Bagikan:

JAKARTA – Sejarah hari ini, 211 tahun yang lalu, 4 Agustus 1811, Inggris menyerbu pemerintah kolonial Hindia Belanda. Penyerangan itu dilakukan dengan kekuatan penuh. Inggris membawa 60 kapal perang dengan 12 ribu pasukan.

Semuanya bermuara dari ambisi Thomas Stamford Raffles (kemudian jadi: Letnan Gubernur Jenderal Hindia Belanda) ingin menguasai Nusantara. Raffles memahami kekuatan Hindia Belanda semenjak ditinggal Daendels melemah. Ia pun tanpa ampun menaklukkan lawannya.

Boleh jadi kekuasaan Gubernur Jenderal Herman Willem Daendels sebentar. Namun, dampaknya cukup besar. Ia merestorasi tubuh pemerintahan kolonial. Empunya kuasa yang tadinya penuh pejabat korup, mulai dibenahinya. Barang siapa yang kedapatan korupsi, hukuman pun menanti. Bahkan, sampai dihukum mati.

Lukisan potret Sir Thomas Stanford Raffles karya George Francis Joseph. (Wikimedia Commons)

Karenanya, Daendels menjadi salah satu pelopor yang berani menghukum mati koruptor di Nusantara. Baginya, tiada ampun bagi cecunguk yang merugikan pemerintah kolonial. Alias pejabat korup hanya jadi benalu dari roda pemerintahan.

Kecakapannya dalam memimpin berimbas kepada raja-raja Jawa dan pejabat bumiputra.
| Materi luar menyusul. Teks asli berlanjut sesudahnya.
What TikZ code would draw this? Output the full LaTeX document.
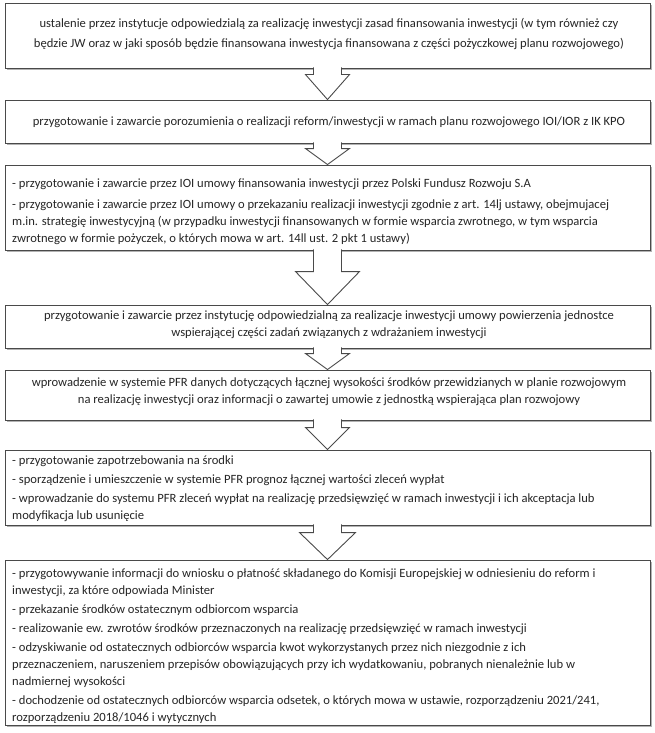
\documentclass[tikz,border=0pt]{standalone}
\usepackage{fontspec}
\setmainfont{Carlito}
\usetikzlibrary{calc,shadows}
\definecolor{edge}{HTML}{4A4A4A}
\definecolor{txt}{HTML}{262626}
\tikzset{
 stepbox/.style={draw=edge, line width=0.9pt, fill=white, minimum width=645pt, inner sep=0pt,
   drop shadow={shadow xshift=1.8pt, shadow yshift=-1.8pt, opacity=0.55, fill=black!55}},
 boxtext/.style={text=txt, font=\fontsize{12.6}{17}\selectfont, inner sep=0pt},
 bigarrow/.style={draw=edge, line width=0.9pt, fill=white, line join=miter},
}
\newcommand{\blockarrow}[5]{%
  \draw[bigarrow] let \p1=(#1.south), \p2=(#2.north) in
   (\x1-#3pt,\y1+1pt) -- (\x1-#3pt,\y2+#5pt) -- (\x1-#4pt,\y2+#5pt) -- (\x1,\y2)
   -- (\x1+#4pt,\y2+#5pt) -- (\x1+#3pt,\y2+#5pt) -- (\x1+#3pt,\y1+1pt);}
\begin{document}
\begin{tikzpicture}[x=1pt,y=-1pt]
\useasboundingbox[fill=white] (0,0) rectangle (655,733);
% boxes
\node[stepbox, minimum height=65pt]  (b1) at (327.5,35.5) {};
\node[stepbox, minimum height=43pt]  (b2) at (327.5,121.5) {};
\node[stepbox, minimum height=85pt]  (b3) at (327.5,207.5) {};
\node[stepbox, minimum height=43pt]  (b4) at (327.5,326.5) {};
\node[stepbox, minimum height=50pt]  (b5) at (327.5,395) {};
\node[stepbox, minimum height=75pt]  (b6) at (327.5,487.5) {};
\node[stepbox, minimum height=165pt] (b7) at (327.5,642.5) {};
% arrows
\blockarrow{b1}{b2}{14}{22}{25}
\blockarrow{b2}{b3}{14}{22}{16}
\blockarrow{b3}{b4}{14}{32}{33}
\blockarrow{b4}{b5}{14}{22}{16}
\blockarrow{b5}{b6}{14}{22}{22}
\blockarrow{b6}{b7}{14}{28}{27}
% texts
\node[boxtext, align=center] (t1) at (329,33.5) {ustalenie przez instytucje odpowiedzialą  za realizację inwestycji zasad finansowania  inwestycji  (w tym również czy\\[3pt]będzie JW oraz w jaki sposób  będzie finansowana  inwestycja finansowana  z części pożyczkowej planu  rozwojowego)};
\node[boxtext, align=center] (t2) at (329,122) {przygotowanie  i zawarcie porozumienia  o realizacji reform/inwestycji  w ramach planu  rozwojowego IOI/IOR z IK KPO};
\node[boxtext, align=left, anchor=west] (t3) at (12,212) {- przygotowanie  i zawarcie przez IOI umowy finansowania  inwestycji przez Polski  Fundusz  Rozwoju S.A\\[4pt]- przygotowanie  i zawarcie przez IOI umowy o przekazaniu realizacji inwestycji  zgodnie z art. 14lj ustawy, obejmujacej\\m.in.  strategię inwestycyjną  (w przypadku inwestycji  finansowanych  w formie  wsparcia zwrotnego, w tym wsparcia\\zwrotnego w formie pożyczek, o których mowa w art. 14ll ust. 2 pkt 1 ustawy)};
\node[boxtext, align=center] (t4) at (329,325) {przygotowanie  i zawarcie przez instytucję  odpowiedzialną  za realizacje inwestycji  umowy powierzenia jednostce\\wspierającej części zadań związanych z wdrażaniem inwestycji};
\node[boxtext, align=center] (t5) at (329,392) {wprowadzenie w systemie  PFR danych dotyczących łącznej wysokości  środków  przewidzianych w planie rozwojowym\\na realizację inwestycji  oraz informacji  o zawartej umowie  z jednostką  wspierająca plan rozwojowy};
\node[boxtext, align=left, anchor=west] (t6) at (12,488.5) {- przygotowanie zapotrzebowania na środki\\[2pt]- sporządzenie  i  umieszczenie  w systemie  PFR prognoz łącznej wartości zleceń wypłat\\[2pt]- wprowadzanie do systemu  PFR zleceń wypłat na realizację przedsięwzięć w ramach inwestycji  i ich akceptacja lub\\modyfikacja  lub usunięcie};
\node[boxtext, align=left, anchor=west] (t7) at (12,646.5) {- przygotowywanie informacji do wniosku o płatność składanego do Komisji  Europejskiej  w odniesieniu  do reform i\\inwestycji, za które odpowiada  Minister\\[2pt]- przekazanie środków  ostatecznym  odbiorcom  wsparcia\\[2pt]- realizowanie  ew. zwrotów środków  przeznaczonych na realizację przedsięwzięć w ramach inwestycji\\[2pt]- odzyskiwanie  od ostatecznych odbiorców  wsparcia kwot wykorzystanych przez nich niezgodnie z ich\\przeznaczeniem, naruszeniem przepisów  obowiązujących przy ich wydatkowaniu,  pobranych  nienależnie lub w\\nadmiernej wysokości\\[2pt]- dochodzenie  od ostatecznych odbiorców  wsparcia odsetek,  o których mowa w ustawie,  rozporządzeniu  2021/241,\\rozporządzeniu  2018/1046 i wytycznych};
\end{tikzpicture}
\end{document}
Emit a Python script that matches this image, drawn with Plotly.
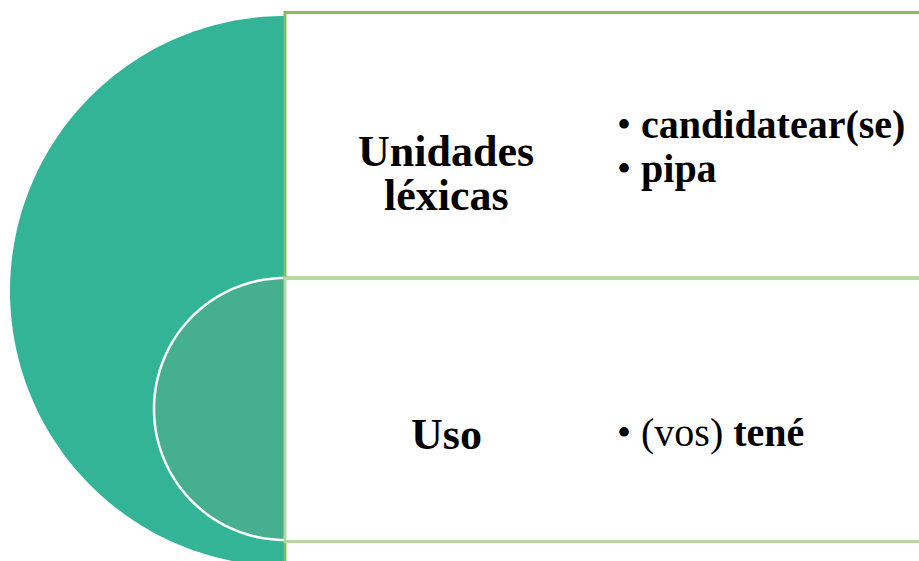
import numpy as np
import plotly.graph_objects as go

W, H = 919, 561

# Content
row_labels = [["Unidades", "léxicas"], ["Uso"]]
row_bullets = [["<b>candidatear(se)</b>", "<b>pipa</b>"], ["(vos) <b>tené</b>"]]

big_c, big_r = (285, 291), 275
small_c, small_r = (285, 409), 131

def circle_pts(c, r, n=160):
    t = np.linspace(np.pi / 2, 3 * np.pi / 2, n)
    xs = c[0] + r * np.cos(t)
    ys = c[1] - r * np.sin(t)
    return [f"{x:.2f},{y:.2f}" for x, y in zip(xs, ys)]

def half_circle_path(c, r):
    return "M" + " L".join(circle_pts(c, r)) + " Z"

def arc_path(c, r):
    return "M" + " L".join(circle_pts(c, r))

fig = go.Figure()
shapes = []
shapes.append(dict(type="path", path=half_circle_path(big_c, big_r),
                   fillcolor="#34B497", line=dict(width=0), layer="below"))
shapes.append(dict(type="path", path=half_circle_path(small_c, small_r),
                   fillcolor="#45AF8F", line=dict(width=0), layer="below"))
shapes.append(dict(type="path", path=arc_path(small_c, small_r),
                   line=dict(color="white", width=2.5), layer="below"))
shapes.append(dict(type="rect", x0=285, x1=940, y0=12.5, y1=278,
                   line=dict(color="#86BB5E", width=3), fillcolor="rgba(0,0,0,0)"))
shapes.append(dict(type="rect", x0=285, x1=940, y0=278, y1=541.5,
                   line=dict(color="#B6D7A2", width=3), fillcolor="rgba(0,0,0,0)"))
shapes.append(dict(type="line", x0=285, x1=285, y0=543, y1=565,
                   line=dict(color="#86BB5E", width=3)))
fig.update_layout(shapes=shapes)

font = dict(family="Liberation Serif, Times New Roman, serif", color="black")
LS, BS = 44, 40
ann = []
ann.append(dict(x=446, y=151, text="<b>" + row_labels[0][0] + "</b>", showarrow=False,
                font=dict(size=LS, **font), xanchor="center", yanchor="middle", height=40))
ann.append(dict(x=446, y=195, text="<b>" + row_labels[0][1] + "</b>", showarrow=False,
                font=dict(size=LS, **font), xanchor="center", yanchor="middle", height=40))
ann.append(dict(x=446, y=434, text="<b>" + row_labels[1][0] + "</b>", showarrow=False,
                font=dict(size=LS, **font), xanchor="center", yanchor="middle"))
for yy, txt in zip([124, 168], row_bullets[0]):
    ann.append(dict(x=615, y=yy, text="• " + txt, showarrow=False,
                    font=dict(size=BS, **font), xanchor="left", yanchor="middle"))
ann.append(dict(x=615, y=432, text="• " + row_bullets[1][0], showarrow=False,
                font=dict(size=BS, **font), xanchor="left", yanchor="middle"))

fig.update_layout(
    annotations=ann,
    width=W, height=H,
    margin=dict(l=0, r=0, t=0, b=0),
    paper_bgcolor="white", plot_bgcolor="white",
    xaxis=dict(range=[0, W], visible=False, fixedrange=True),
    yaxis=dict(range=[H, 0], visible=False, fixedrange=True),
    showlegend=False,
)
fig.write_html("out.html", config={"displayModeBar": False},
               post_script="document.body.style.margin='0';document.body.style.overflow='hidden';")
Daendels menegaskan tiada yang membedakan mereka dengan raja Jawa. Posisinya setara. Segala macam seremoni berlebihan yang dilakukan untuk menyabut raja dipangkas. Duduk pun harus sejajar. Tak pelak kemarahan pun datang.

Lengkap sudah. Daendels dibenci pejabat korup dan Raja Jawa. Akan tetapi, nyala api semangat Daendels memimpin pun harus padam. Kaisar Napoleon Bonaparte membutuhkan jasanya untuk memimpin peperangan. Daendels dipanggil pulang ke Prancis pada 29 Juni 1811.

Peta Jawa dalam buku mahakarya Sir Thomas Stanford Raffles, The History of Java. (Wikimedia Commons)

“Penarikan Daendels ke Negeri Belanda disertai pengangkatannya sebagai seorang panglima. Di sana dia diberi instruksi untuk memimpin kesatuan Wurtemberg dan terlibat dalam penyerbuan ke Rusia tanggal 22 Juni 1812. Setelah Napoleon kalah di Waterloo dan Belanda merdeka kembali, Daendels menawarkan dirinya kepada King Willem I, namun kurang mendapat respons,” ungkap Joko Darmawan dalam buku Sejarah Nasional: Ketika Nusantara Berbicara (2017).

Kepergian Daendels langsung dimanfaatkan Inggris untuk menyerbu Batavia pada 4 Agustus 1811. Inggris dapat ke Batavia dengan kekuatan penuh: 60 kapal perang dengan 12 ribu pasukan. Penyerbuan itu tak lain atas inisiasi dari Raffles.

Benteng Marlborough di Bengkulu, salah satu sisa penjajahan Inggris di Indonesia. (Antara)

Di mata Raffles, Nusantara adalah negeri surga. Kekayaan alamnya tiada dua, demikian pula budayanya. Nusantara dianggapnya sebagai pusat peradaban tinggi zaman dulu kala. Oleh karenanya, sayang jika tak segera dikuasai.

“Diperlukan waktu hampir 24 empat jam untuk menyelesaikan pendaratan 12 ribu orang dari kapal di Cilincing. Angkatan perang Inggris terdiri atas resimen Eropa dan India yang hampir sama besarnya.”

“Diduga bahwa orang India akan mengatasi iklim Jawa dengan lebih baik daripada orang Eropa, namun segera terlihat bahwa tak ada seorang pun yang kebal terhadap racun rawa dan teriknya matahari. Belum terjadi pertempuran, namun udara busuk sudah membantai barisan pertama infanteri pada akhr hari pertama, dan bakal segera memakan korban pertama,” tegas Tim Hannigan dalam buku Raffles dan Invasi Inggris ke Jawa (2015).

Penyerbuan Inggris terhadap Belanda di Batavia menjadi bagian sejarah hari ini, 4 Agustus 1811 di Indonesia.